TinyDéjàVu: Smaller Memory Footprint & Faster Inference on Sensor Data Streams with Always-On Microcontrollers
Zhaolan Huang, Emmanuel Baccelli
TL;DR
TinyDéjàVu introduces a State-Space Model–based framework to drastically reduce RAM and compute for time-series inference on memory-constrained MCUs. By reformulating temporal operators as SSMs and partitioning networks at a Global Temporal Aggregator boundary, it enables streaming inference with two-stage preheat/streaming execution and aggressive reuse of overlapping window computations.
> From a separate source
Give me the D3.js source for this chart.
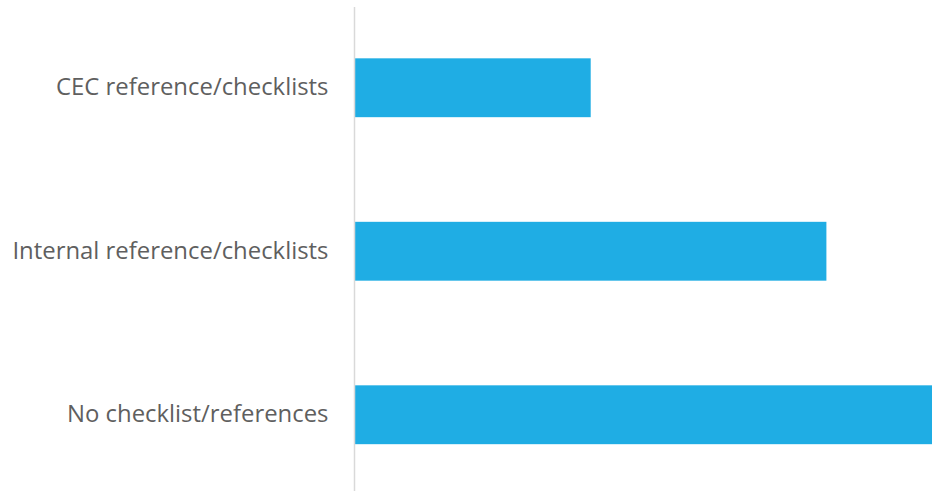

The approach includes a global pooling optimization, circular-buffer SSMs, and optional BF16 precision, achieving up to ~99% RAM reduction and up to ~200x speedups in streaming scenarios, with negligible accuracy loss. Open-source implementations and reproducible hardware benchmarks demonstrate broad applicability across diverse temporal models. These results suggest a practical path to energy-efficient, always-on sensor analytics on ultra-low-resource devices.
Abstract
Always-on sensors are increasingly expected to embark a variety of tiny neural networks and to continuously perform inference on time-series of the data they sense. In order to fit lifetime and energy consumption requirements when operating on battery, such hardware uses microcontrollers (MCUs) with tiny memory budget e.g., 128kB of RAM. In this context, optimizing data flows across neural network layers becomes crucial. In this paper, we introduce TinyDéjàVu, a new framework and novel algorithms we designed to drastically reduce the RAM footprint required by inference using various tiny ML models for sensor data time-series on typical microcontroller hardware. We publish the implementation of TinyDéjàVu as open source, and we perform reproducible benchmarks on hardware. We show that TinyDéjàVu can save more than 60% of RAM usage and eliminate up to 90% of redundant compute on overlapping sliding window inputs.